There’s much more to Florida than its stereotype of retirees, ‘snow birds’, celebrities, and people in need of a winter tan. The state was settled by Spaniards looking for gold in the 16th century, but had already had a long Native American heritage stretching back millennia before this point. Today, well over 10 percent of Florida’s population is Hispanic, giving the state a great mix of cultural identity.
More than 100 Native American tribes, such as the Seminoles and Apalachee, lived around Florida when the first Spaniards arrived on its shores in 1513. Famous explorer Juan Ponce de Leon was first on the scene, chasing tales of legendary El Dorado gold and eternal youth. Several competing conquistadors set up forts and towns, some of which remain largely intact today, such as St Augustine.

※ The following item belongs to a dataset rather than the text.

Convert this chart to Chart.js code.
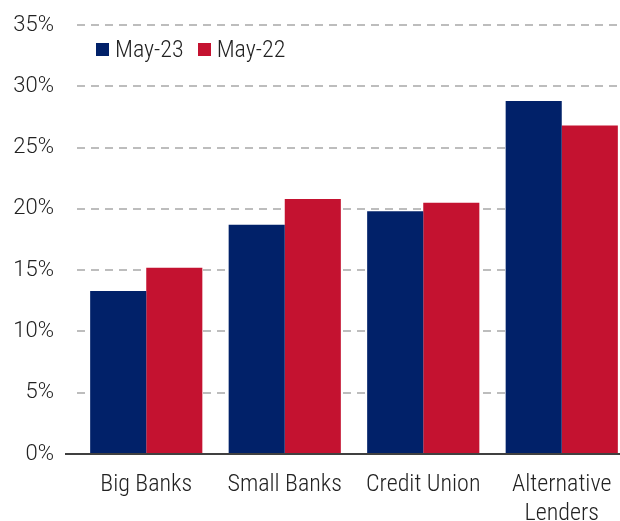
<!DOCTYPE html>
<html>
<head>
<meta charset="utf-8">
<script src="https://cdn.jsdelivr.net/npm/chart.js@4"></script>
<style>
  html, body { margin: 0; padding: 0; background: #fff; overflow: hidden; }
  .wrap { position: relative; width: 631px; height: 521px; }
  .legend { position: absolute; left: 96px; top: 34px; display: flex; gap: 14px;
            font-family: Roboto, sans-serif; font-weight: 300; font-stretch: condensed;
            font-size: 24px; line-height: 30px; color: #222; }
  .legend span { display: flex; align-items: center; }
  .legend i { display: inline-block; width: 13px; height: 13px; margin-right: 6px; }
</style>
</head>
<body>
<div class="wrap">
  <canvas id="chart"></canvas>
  <div class="legend" id="legend"></div>
</div>
<script>
const categories = [['Big Banks'], ['Small Banks'], ['Credit Union'], ['Alternative', 'Lenders']];
const may23 = [13.3, 18.7, 19.8, 28.8];
const may22 = [15.2, 20.8, 20.5, 26.8];
const yTicks = [0, 5, 10, 15, 20, 25, 30, 35];

// weight carries the stretch keyword so the canvas gets a condensed Roboto
const xFont = { family: 'Roboto, sans-serif', size: 24, weight: '300 condensed', lineHeight: 1.2 };
const yFont = { family: 'Roboto, sans-serif', size: 22, weight: '300' };

const datasets = [
    { label: 'May-23', data: may23, backgroundColor: '#012169' },
    { label: 'May-22', data: may22, backgroundColor: '#c41230' }
];

const legend = document.getElementById('legend');
datasets.forEach(ds => {
    const item = document.createElement('span');
    item.innerHTML = `<i style="background:${ds.backgroundColor}"></i>${ds.label}`;
    legend.appendChild(item);
});

const ctx = document.getElementById('chart').getContext('2d');
new Chart(ctx, {
    type: 'bar',
    data: { labels: categories, datasets: datasets },
    options: {
        responsive: true,
        maintainAspectRatio: false,
        animation: false,
        datasets: { bar: { categoryPercentage: 0.81, barPercentage: 1.0 } },
        layout: { padding: { top: 25, left: 0, right: 0, bottom: 0 } },
        scales: {
            x: {
                grid: { display: false, drawTicks: false },
                border: { display: true, color: '#404040', width: 2 },
                ticks: { color: '#222', font: xFont, padding: 17, maxRotation: 0 },
                afterFit: s => { s.height = 67; }
            },
            y: {
                min: 0, max: 35,
                afterBuildTicks: s => { s.ticks = yTicks.map(v => ({ value: v })); },
                grid: {
                    color: c => c.tick && c.tick.value === 0 ? 'rgba(0,0,0,0)' : '#bdbdbd',
                    lineWidth: 2,
                    drawTicks: true,
                    tickLength: 12,
                    tickWidth: 2,
                    tickColor: c => c.tick && c.tick.value === 0 ? '#404040' : 'rgba(0,0,0,0)'
                },
                border: { display: false, dash: [8, 6] },
                ticks: { color: '#222', font: yFont, padding: 11, callback: v => v + '%' },
                afterFit: s => { s.width = 77; }
            }
        },
        plugins: { legend: { display: false }, tooltip: { enabled: false } }
    }
});
</script>
</body>
</html>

The British were next to seek control over Florida’s lush lands in the 1700s. They kicked the Spanish out in 1763 and divided the territory into two parts. Florida sided with the British during the American Revolution, but the Spanish returned in 1781 and took back West and East Florida. US President Andrew Jackson invaded Spanish Florida but this only sparked the First Seminole War in 1817, which would pit settler against Indian for the next 50 years.
In 1819, Spain ceded all land to America to settle their debt. During the Civil War, Florida was quick to secede to the Confederacy, but saw little fighting. After being readmitted to the Union, Florida switched its focus to tourism. Entrepreneurs built railroad lines in a bid to lure holiday-makers and in 1888, President Grover even visited. The railroads opened the floodgates to visitors from across the US.
Florida’s first theme parks arrived in the 1930s with Cyprus Gardens, but it wasn’t until 1971, when Walt Disney chose central Florida for his dream, that this state was truly revitalized. Around the same time, the 1960’s Space Race centered itself at Cape Canaveral, adding a different economic boost and prestige. Since then, Florida has been primarily about fantastical theme parks, space launches, beach holidays, and fun in the sun.
Beneath the strip malls, old folks’ homes, and tourist-heavy beach towns, there is a rich spectrum of culture at work in Florida. The allure of Disney, Universal, and the other theme parks in Orlando can’t be dismissed because they contribute a true mark of fantasy to Florida’s culture. The beach towns off the tourist radar are another major facet in Florida’s character. They epitomize the hyper-relaxed atmosphere that pervades over most of the state, with the exception of Miami.
But in Miami, another essential cultural element is at work. The strong Latino and Cuban populations are on full display. Even outside of Little Havana, it’s hard not to notice the ethnic diversity in South Florida. The Hispanic element provides much of the excitement in Florida, in sharp contrast to the state’s geriatric constituency. Simply spend a week in Miami and practice your Spanish because it’s just as prevalent as English. From dizzying nights out in South Beach and Little Havana, to the art and fashion on parade in the Design District, Miami is the pulse of Florida.